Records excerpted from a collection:
....
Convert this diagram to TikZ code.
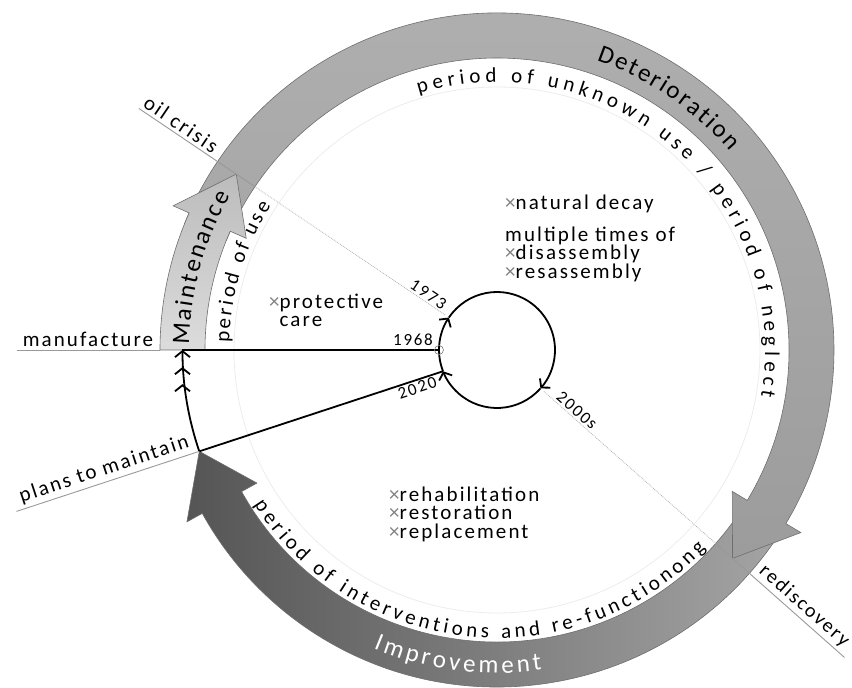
\documentclass[tikz,border=0pt]{standalone}
\usepackage{fontspec}
\setmainfont{Carlito}[LetterSpace=10]
\newfontfamily\ringfamily{Carlito}
\usetikzlibrary{arrows.meta, decorations.text, calc}

\definecolor{maintlight}{HTML}{DCDCDC}
\definecolor{maintdark}{HTML}{BCBCBC}
\definecolor{detlight}{HTML}{B0B0B0}
\definecolor{detdark}{HTML}{9C9C9C}
\definecolor{impdark}{HTML}{555555}
\definecolor{implight}{HTML}{A4A4A4}
\definecolor{bandedge}{HTML}{6E6E6E}
\newcommand{\crs}{\textcolor{gray}{×}}
\newcommand{\bandfont}{\ringfamily\fontsize{25}{25}\selectfont}
\newcommand{\ringfont}{\ringfamily\fontsize{21}{21}\selectfont}

\begin{document}
\begin{tikzpicture}
        [x=1pt, y=1pt,
        labeltext/.style={font=\fontsize{21}{18.5}\selectfont, inner sep=0pt},
        yeartext/.style={font=\fontsize{17}{17}\selectfont, inner sep=2pt},
        bandline/.style={draw=bandedge, line width=0.6pt},
        thickline/.style={line width=1.8pt, black},
        extline/.style={draw=gray!80, line width=0.9pt},
        dotline/.style={draw=gray!60, line width=0.8pt, densely dotted},
        barb/.style={-{Straight Barb[length=6pt, width=14pt]}},
        tripletip/.style={-{Straight Barb[length=6pt, width=15pt, sep=9pt]Straight Barb[length=6pt, width=15pt, sep=9pt]Straight Barb[length=6pt, width=15pt]}}]

    \useasboundingbox (-497,-338) rectangle (355,350);

    \draw[gray!15, line width=0.8pt] (0,0) circle[radius=263];

    \draw[bandline, left color=impdark, right color=implight]
      (-33:337) arc[start angle=-33, end angle=-151, radius=337]
      -- (-151:354.5) -- (-161.2:314.5) -- (-151:274.5)
      -- (-151:292) arc[start angle=-151, end angle=-33, radius=292] -- cycle;
    \draw[bandline, top color=detlight, bottom color=detdark]
      (158:337) arc[start angle=158, end angle=-31, radius=337]
      -- (-31:354.5) -- (-41.5:314.5) -- (-31:274.5)
      -- (-31:292) arc[start angle=-31, end angle=158, radius=292] -- cycle;
    \draw[bandline, bottom color=maintlight, top color=maintdark]
      (180:337) arc[start angle=180, end angle=156, radius=337]
      -- (156:354.5) -- (146:314.5) -- (156:274.5)
      -- (156:292) arc[start angle=156, end angle=180, radius=292] -- cycle;

    \coordinate (oilend) at (146:432);
    \coordinate (oilband) at (146:292);
    \coordinate (oilsmall) at (146:62);
    \coordinate (redend) at (-41.5:464);
    \coordinate (redband) at (-41.5:292);
    \coordinate (redsmall) at (-41.5:62);
    \coordinate (manend) at (180:480);
    \coordinate (manband) at (180:337);
    \coordinate (start) at (180:314.5);
    \coordinate (P) at (-161.2:314.5);
    \coordinate (S1) at (180:58);
    \coordinate (S2) at (-158.5:58);
    \coordinate (E) at ($(S2)!1.75!(P)$);

    \draw[extline] (oilend) -- (oilband);
    \draw[dotline] (oilband) -- (oilsmall);
    \draw[extline] (redend) -- (redband);
    \draw[dotline] (redband) -- (redsmall);
    \draw[extline] (manend) -- (manband);

    \path[decorate, decoration={text along path, text align={fit to path},
      text={|\bandfont|Maintenance}}]
      (179:308) arc[start angle=179, end angle=150, radius=308];
    \path[decorate, decoration={text along path, text align={fit to path},
      text={|\bandfont|Deterioration}}]
      (71:306) arc[start angle=71, end angle=40.5, radius=306];
    \path[decorate, decoration={text along path, text align={fit to path},
      text={|\bandfont\color{white}|Improvement}}]
      (-112.5:323) arc[start angle=-112.5, end angle=-82, radius=323];
    \path[decorate, decoration={text along path, text align={fit to path},
      text={|\ringfont|period of use}}]
      (178.5:268) arc[start angle=178.5, end angle=147.5, radius=268];
    \path[decorate, decoration={text along path, text align={fit to path},
      text={|\ringfont|period of unknown use / period of neglect}}]
      (107:268) arc[start angle=107, end angle=-10, radius=268];
    \path[decorate, decoration={text along path, text align={fit to path},
      text={|\ringfont|period of interventions and re-functionong}}]
      (-147.5:288) arc[start angle=-147.5, end angle=-43.5, radius=288];

    \draw[thickline] (start) -- (S1);
    \draw[thickline] (P) -- (S2);
    \draw[thickline, tripletip] (P) arc[start angle=-161.2, end angle=-180, radius=314.5];
    \draw[thickline, barb] (S1) arc[start angle=180, end angle=146, radius=58];
    \draw[thickline, barb] (146:58) arc[start angle=146, end angle=-41.5, radius=58];
    \draw[thickline, barb] (-41.5:58) arc[start angle=-41.5, end angle=-158.5, radius=58];
    \draw[thickline] (S2) arc[start angle=-158.5, end angle=-180, radius=58];
    \draw[gray, line width=0.6pt] (S1) circle[radius=4.5];

    \draw[extline] (E) -- (P)
      node[midway, sloped, above, labeltext, inner sep=3pt] (plans) {plans to maintain};
    \path (P) -- (S2)
      node[pos=0.97, sloped, anchor=north east, yeartext] (y2020) {2020};

    \node[labeltext, anchor=south, inner sep=3pt] (manuf) at (180:409) {manufacture};
    \node[labeltext, rotate=-34, anchor=south, inner sep=3pt] (oil) at (146:388) {oil crisis};
    \node[labeltext, font=\fontsize{20}{20}\selectfont, rotate=-41.5, anchor=south, inner sep=3pt]
      (redisc) at (-41.5:400) {rediscovery};
    \node[yeartext, anchor=base east, inner sep=0pt] (y1968) at (-64,4) {1968};
    \node[yeartext, rotate=-34, anchor=south] (y1973) at (146:88) {1973};
    \node[yeartext, rotate=-41.5, anchor=south] (y2000) at (-41.5:100) {2000s};

    \node[labeltext, anchor=north west, align=left] (protect) at (-228,56.5)
      {\crs protective\\\phantom{\crs}care};
    \node[labeltext, anchor=north west] (decay) at (8,155.5) {\crs natural decay};
    \node[labeltext, anchor=north west, align=left] (multi) at (8,123.5)
      {multiple times of\\\crs disassembly\\\crs resassembly};
    \node[labeltext, anchor=north west, align=left] (interv) at (-108,-136.5)
      {\crs rehabilitation\\\crs restoration\\\crs replacement};
    \end{tikzpicture}
\end{document}
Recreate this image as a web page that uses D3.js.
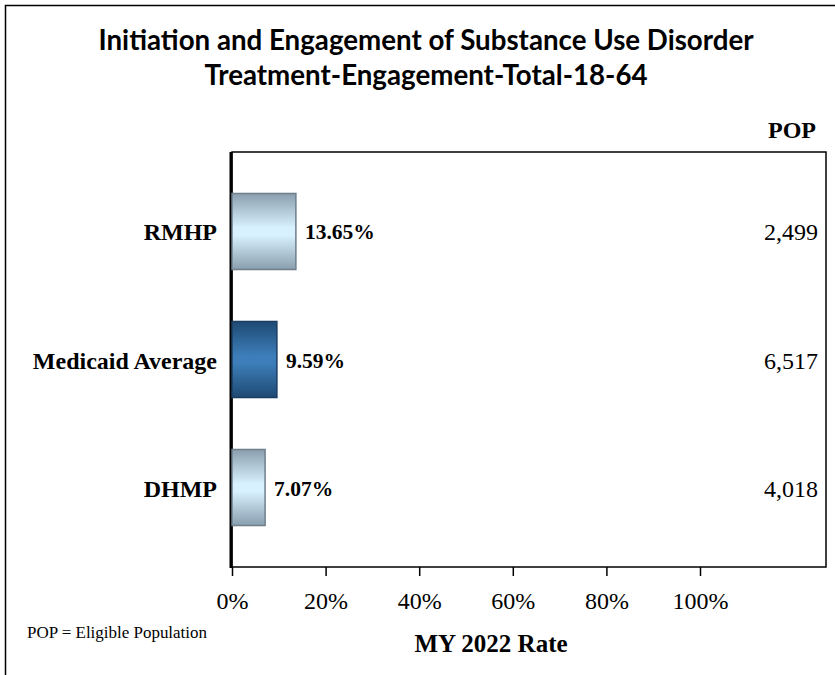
<!DOCTYPE html>
<html><head><meta charset="utf-8">
<script src="https://cdn.jsdelivr.net/npm/d3@7"></script>
<style>body{margin:0;background:#fff}svg{display:block}</style>
</head><body>
<script>
const categories = ["RMHP", "Medicaid Average", "DHMP"];
const rates = [13.65, 9.59, 7.07];
const pops = [2499, 6517, 4018];
const highlight = [false, true, false];
const xTicks = [0, 20, 40, 60, 80, 100];
const titleLines = ["Initiation and Engagement of Substance Use Disorder", "Treatment-Engagement-Total-18-64"];

(function () {
const W = 835, H = 675;
const svg = d3.select("body").append("svg").attr("width", W).attr("height", H);
const defs = svg.append("defs");
function grad(id, stops) {
  const g = defs.append("linearGradient").attr("id", id).attr("x1", 0).attr("y1", 0).attr("x2", 0).attr("y2", 1);
  stops.forEach(s => g.append("stop").attr("offset", s[0]).attr("stop-color", s[1]));
}
grad("light", [[0, "#8a9eae"], [0.45, "#d8f1ff"], [0.55, "#d8f1ff"], [1, "#8a9eae"]]);
grad("dark", [[0, "#1e4a73"], [0.45, "#3d7db9"], [0.55, "#3d7db9"], [1, "#1e4a73"]]);

// outer frame
svg.append("path").attr("d", `M5.5,${H} V5.5 H${W}`).attr("fill", "none").attr("stroke", "#000").attr("stroke-width", 1.5);

const serif = "'Liberation Serif','Times New Roman',serif";
const pl = 232, pr = 826, pt = 152, pb = 567;
const x = d3.scaleLinear().domain([0, 100]).range([pl, 700]);
const y = d3.scaleBand().domain(categories).range([pt, pb]).paddingInner(0.406).paddingOuter(0.324);

// title
svg.append("g").selectAll("text").data(titleLines).join("text")
  .attr("x", 426).attr("y", (d, i) => 50 + i * 35)
  .attr("text-anchor", "middle").attr("font-family", "Lato, 'Open Sans', sans-serif")
  .attr("font-weight", "bold").attr("font-size", 27.7).text(d => d);

// plot box
svg.append("rect").attr("x", pl).attr("y", pt).attr("width", pr - pl).attr("height", pb - pt)
  .attr("fill", "none").attr("stroke", "#000").attr("stroke-width", 1.5);
svg.append("line").attr("x1", pl - 1).attr("x2", pl - 1).attr("y1", pt).attr("y2", pb + 1)
  .attr("stroke", "#000").attr("stroke-width", 3);

// bars
const rows = categories.map((c, i) => ({c, r: rates[i], p: pops[i], h: highlight[i]}));
svg.append("g").selectAll("rect").data(rows).join("rect")
  .attr("x", pl).attr("y", d => y(d.c)).attr("width", d => x(d.r) - pl).attr("height", y.bandwidth())
  .attr("fill", d => d.h ? "url(#dark)" : "url(#light)")
  .attr("stroke", d => d.h ? "#1b3d60" : "#6f7f8c").attr("stroke-width", 1.5);

// value labels
svg.append("g").selectAll("text").data(rows).join("text")
  .attr("x", d => x(d.r) + 9).attr("y", d => y(d.c) + y.bandwidth() / 2 + 8)
  .attr("font-family", serif).attr("font-weight", "bold").attr("font-size", 21.5)
  .text(d => d.r.toFixed(2) + "%");

// category labels
svg.append("g").selectAll("text").data(rows).join("text")
  .attr("x", 217).attr("y", d => y(d.c) + y.bandwidth() / 2 + 9)
  .attr("text-anchor", "end").attr("font-family", serif).attr("font-weight", "bold").attr("font-size", 24)
  .text(d => d.c);

// pop values
const fmt = d3.format(",");
svg.append("g").selectAll("text").data(rows).join("text")
  .attr("x", 818).attr("y", d => y(d.c) + y.bandwidth() / 2 + 9)
  .attr("text-anchor", "end").attr("font-family", serif).attr("font-size", 24)
  .text(d => fmt(d.p));
svg.append("text").attr("x", 816).attr("y", 138).attr("text-anchor", "end")
  .attr("font-family", serif).attr("font-weight", "bold").attr("font-size", 24).text("POP");

// x axis
const xAxis = d3.axisBottom(x).tickValues(xTicks).tickFormat(d => d + "%").tickSize(9).tickPadding(16);
const ax = svg.append("g").attr("transform", `translate(0,${pb})`).call(xAxis);
ax.select(".domain").remove();
ax.selectAll(".tick line").attr("stroke", "#000").attr("stroke-width", 1.5);
ax.selectAll(".tick text").attr("font-family", serif).attr("font-size", 24).attr("fill", "#000");

svg.append("text").attr("x", 491).attr("y", 652).attr("text-anchor", "middle")
  .attr("font-family", serif).attr("font-weight", "bold").attr("font-size", 25).text("MY 2022 Rate");
svg.append("text").attr("x", 27).attr("y", 638)
  .attr("font-family", serif).attr("font-size", 16)
  .attr("textLength", 180).attr("lengthAdjust", "spacingAndGlyphs").text("POP = Eligible Population");
})();
</script>
</body></html>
....
WHAT TO PRODUCE:
Go through the preceding material and copy each line that has the word "this".

SOLVED EXERCISE:
Convert this diagram to TikZ code.
Recreate this image as a web page that uses D3.js.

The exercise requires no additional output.